— START OF DATA SUPPLIED —

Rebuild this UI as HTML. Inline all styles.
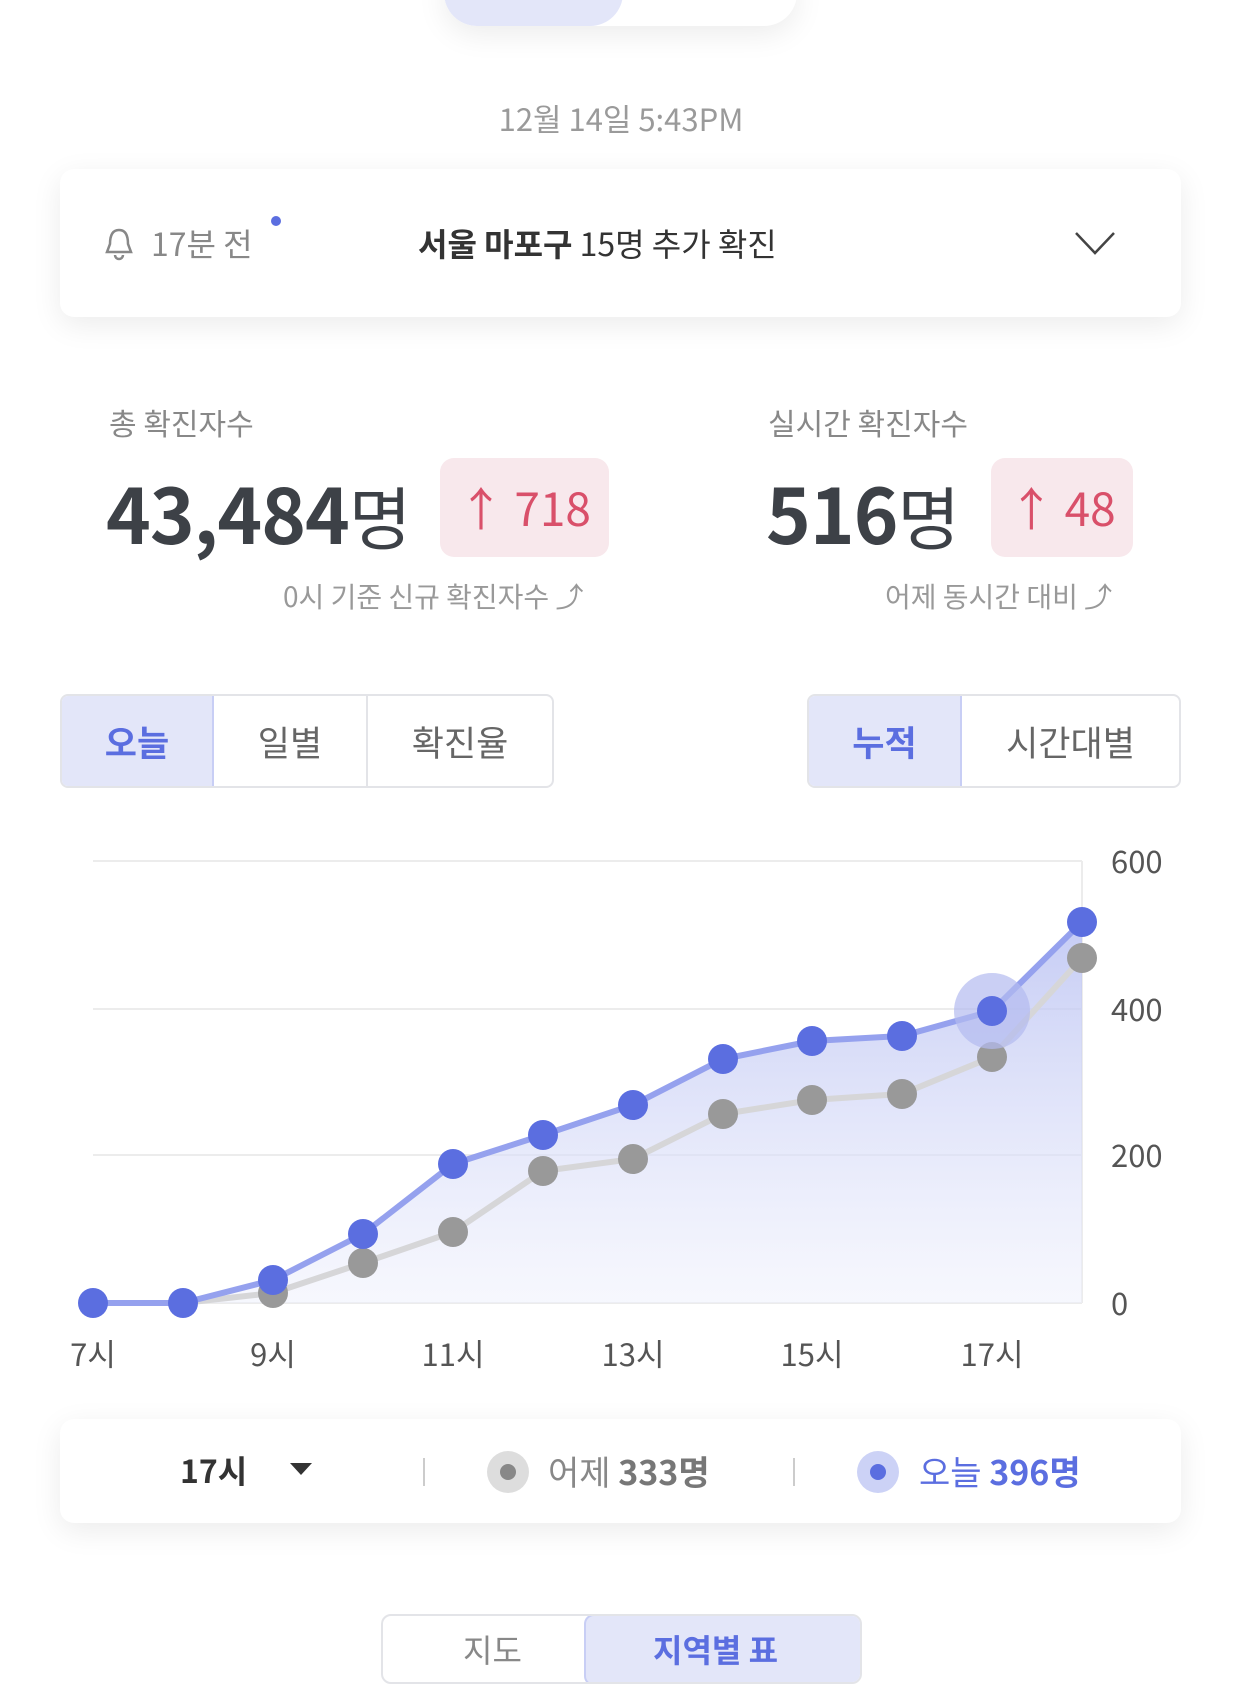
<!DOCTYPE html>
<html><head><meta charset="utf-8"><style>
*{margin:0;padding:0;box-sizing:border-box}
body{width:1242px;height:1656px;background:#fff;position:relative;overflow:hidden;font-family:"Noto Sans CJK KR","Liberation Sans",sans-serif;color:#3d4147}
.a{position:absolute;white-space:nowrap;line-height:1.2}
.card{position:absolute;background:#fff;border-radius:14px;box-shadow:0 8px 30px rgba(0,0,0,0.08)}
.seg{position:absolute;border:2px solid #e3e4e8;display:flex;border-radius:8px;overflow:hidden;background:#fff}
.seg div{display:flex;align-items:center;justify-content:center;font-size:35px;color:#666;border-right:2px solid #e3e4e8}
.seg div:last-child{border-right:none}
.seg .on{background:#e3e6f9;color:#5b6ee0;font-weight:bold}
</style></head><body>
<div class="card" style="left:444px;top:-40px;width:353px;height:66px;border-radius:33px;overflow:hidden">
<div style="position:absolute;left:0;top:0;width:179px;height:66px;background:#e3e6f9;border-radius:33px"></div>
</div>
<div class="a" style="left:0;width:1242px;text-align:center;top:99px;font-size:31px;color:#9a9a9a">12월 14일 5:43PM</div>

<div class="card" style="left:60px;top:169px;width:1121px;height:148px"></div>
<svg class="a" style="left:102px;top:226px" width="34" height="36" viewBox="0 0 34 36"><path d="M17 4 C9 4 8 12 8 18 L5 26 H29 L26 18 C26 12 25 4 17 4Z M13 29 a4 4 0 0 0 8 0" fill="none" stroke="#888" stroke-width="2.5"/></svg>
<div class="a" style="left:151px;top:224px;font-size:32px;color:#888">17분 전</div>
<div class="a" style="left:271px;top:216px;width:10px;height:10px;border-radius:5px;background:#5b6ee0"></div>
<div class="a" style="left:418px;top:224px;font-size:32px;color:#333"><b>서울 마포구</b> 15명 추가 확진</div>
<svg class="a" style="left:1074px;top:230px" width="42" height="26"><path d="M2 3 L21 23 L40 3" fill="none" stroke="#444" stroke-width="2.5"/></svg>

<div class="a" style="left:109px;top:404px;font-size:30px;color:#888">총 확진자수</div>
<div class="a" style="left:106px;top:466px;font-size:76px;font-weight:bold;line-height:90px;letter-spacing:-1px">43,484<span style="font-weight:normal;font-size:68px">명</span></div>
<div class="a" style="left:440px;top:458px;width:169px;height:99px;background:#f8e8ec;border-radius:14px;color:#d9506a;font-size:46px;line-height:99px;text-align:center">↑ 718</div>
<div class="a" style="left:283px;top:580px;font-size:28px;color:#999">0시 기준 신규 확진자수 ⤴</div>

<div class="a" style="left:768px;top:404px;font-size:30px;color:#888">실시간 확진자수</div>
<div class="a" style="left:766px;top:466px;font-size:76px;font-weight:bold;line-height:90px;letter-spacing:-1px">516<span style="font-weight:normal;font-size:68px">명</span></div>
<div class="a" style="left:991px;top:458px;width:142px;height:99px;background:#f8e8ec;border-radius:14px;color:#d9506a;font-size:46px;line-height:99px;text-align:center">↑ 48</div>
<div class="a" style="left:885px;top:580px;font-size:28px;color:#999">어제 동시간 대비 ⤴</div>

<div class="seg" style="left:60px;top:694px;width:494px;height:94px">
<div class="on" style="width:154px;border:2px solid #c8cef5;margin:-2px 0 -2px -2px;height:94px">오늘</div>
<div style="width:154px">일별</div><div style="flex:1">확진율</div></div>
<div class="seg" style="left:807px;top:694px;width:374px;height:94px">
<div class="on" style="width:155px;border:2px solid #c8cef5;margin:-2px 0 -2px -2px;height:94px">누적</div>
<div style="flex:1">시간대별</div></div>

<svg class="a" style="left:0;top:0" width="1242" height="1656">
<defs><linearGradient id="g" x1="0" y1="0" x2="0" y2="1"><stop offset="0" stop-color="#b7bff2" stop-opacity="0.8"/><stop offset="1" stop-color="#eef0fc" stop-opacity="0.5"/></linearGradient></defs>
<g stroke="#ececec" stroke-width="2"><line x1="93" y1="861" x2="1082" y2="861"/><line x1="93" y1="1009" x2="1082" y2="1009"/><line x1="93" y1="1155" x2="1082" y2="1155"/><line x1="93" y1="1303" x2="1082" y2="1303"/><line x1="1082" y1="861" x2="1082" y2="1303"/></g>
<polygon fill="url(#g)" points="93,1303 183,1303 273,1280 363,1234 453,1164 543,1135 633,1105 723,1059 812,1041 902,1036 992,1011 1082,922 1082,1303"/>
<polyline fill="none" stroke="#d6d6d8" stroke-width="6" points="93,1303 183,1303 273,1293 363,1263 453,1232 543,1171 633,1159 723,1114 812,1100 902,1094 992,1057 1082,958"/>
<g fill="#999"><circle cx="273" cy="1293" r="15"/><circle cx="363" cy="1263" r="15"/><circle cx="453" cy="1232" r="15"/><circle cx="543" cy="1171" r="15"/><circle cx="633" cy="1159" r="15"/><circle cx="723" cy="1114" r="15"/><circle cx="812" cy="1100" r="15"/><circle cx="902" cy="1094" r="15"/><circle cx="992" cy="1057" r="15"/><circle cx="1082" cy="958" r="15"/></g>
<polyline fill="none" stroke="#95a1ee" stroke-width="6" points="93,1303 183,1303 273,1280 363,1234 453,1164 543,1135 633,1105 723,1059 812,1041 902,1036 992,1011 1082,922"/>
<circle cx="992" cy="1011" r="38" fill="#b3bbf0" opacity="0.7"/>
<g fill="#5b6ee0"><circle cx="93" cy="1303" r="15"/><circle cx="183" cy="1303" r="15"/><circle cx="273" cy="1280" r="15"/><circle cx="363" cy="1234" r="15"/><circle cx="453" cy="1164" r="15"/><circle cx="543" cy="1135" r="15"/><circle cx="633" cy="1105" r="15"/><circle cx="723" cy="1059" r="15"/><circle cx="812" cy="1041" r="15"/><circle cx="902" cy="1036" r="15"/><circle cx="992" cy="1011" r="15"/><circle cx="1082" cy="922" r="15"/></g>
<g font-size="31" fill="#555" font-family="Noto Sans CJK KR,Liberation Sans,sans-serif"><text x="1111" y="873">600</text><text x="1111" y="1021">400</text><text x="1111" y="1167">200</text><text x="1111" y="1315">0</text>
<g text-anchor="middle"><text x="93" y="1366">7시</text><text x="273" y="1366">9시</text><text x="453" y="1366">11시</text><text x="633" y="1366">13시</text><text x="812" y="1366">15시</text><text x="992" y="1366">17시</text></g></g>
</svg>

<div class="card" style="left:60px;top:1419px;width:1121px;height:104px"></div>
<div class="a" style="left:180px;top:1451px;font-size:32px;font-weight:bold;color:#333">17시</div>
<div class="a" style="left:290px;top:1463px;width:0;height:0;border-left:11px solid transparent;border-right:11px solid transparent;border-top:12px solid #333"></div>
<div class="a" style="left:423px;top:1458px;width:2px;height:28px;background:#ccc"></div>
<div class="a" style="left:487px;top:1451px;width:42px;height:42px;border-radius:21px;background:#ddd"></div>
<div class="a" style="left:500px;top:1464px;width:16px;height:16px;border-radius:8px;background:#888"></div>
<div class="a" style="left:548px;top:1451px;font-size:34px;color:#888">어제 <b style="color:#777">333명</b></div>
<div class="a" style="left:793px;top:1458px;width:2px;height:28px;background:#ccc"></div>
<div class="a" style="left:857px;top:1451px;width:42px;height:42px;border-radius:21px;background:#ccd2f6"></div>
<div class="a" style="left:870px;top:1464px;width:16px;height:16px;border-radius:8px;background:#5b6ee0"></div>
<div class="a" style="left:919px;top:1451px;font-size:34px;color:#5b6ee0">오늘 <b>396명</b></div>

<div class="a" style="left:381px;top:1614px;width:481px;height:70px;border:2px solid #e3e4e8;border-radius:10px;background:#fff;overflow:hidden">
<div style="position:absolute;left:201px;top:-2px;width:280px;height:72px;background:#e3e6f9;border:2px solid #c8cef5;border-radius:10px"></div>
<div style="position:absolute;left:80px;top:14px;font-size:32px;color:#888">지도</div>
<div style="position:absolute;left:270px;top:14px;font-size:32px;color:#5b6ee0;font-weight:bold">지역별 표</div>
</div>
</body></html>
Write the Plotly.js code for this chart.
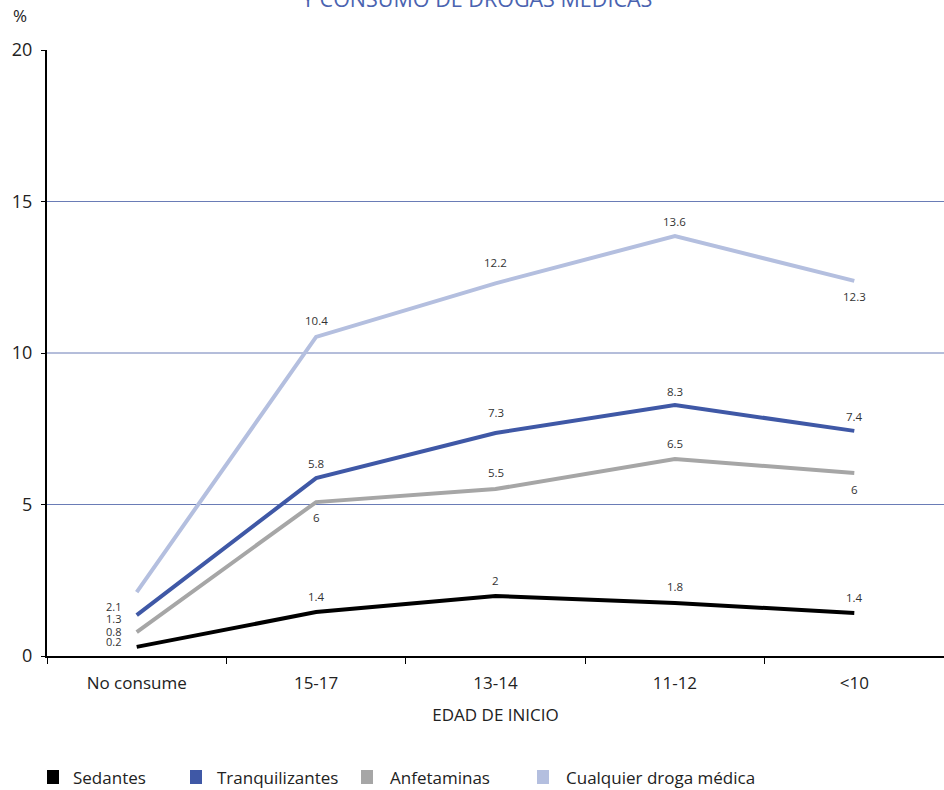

— END OF DATA SUPPLIED —

▶ _REQUIRED TASK_
Pick out every line above that contains the word "this" and copy it.

▶ _THE ANSWER_
Rebuild this UI as HTML. Inline all styles.
Write the Plotly.js code for this chart.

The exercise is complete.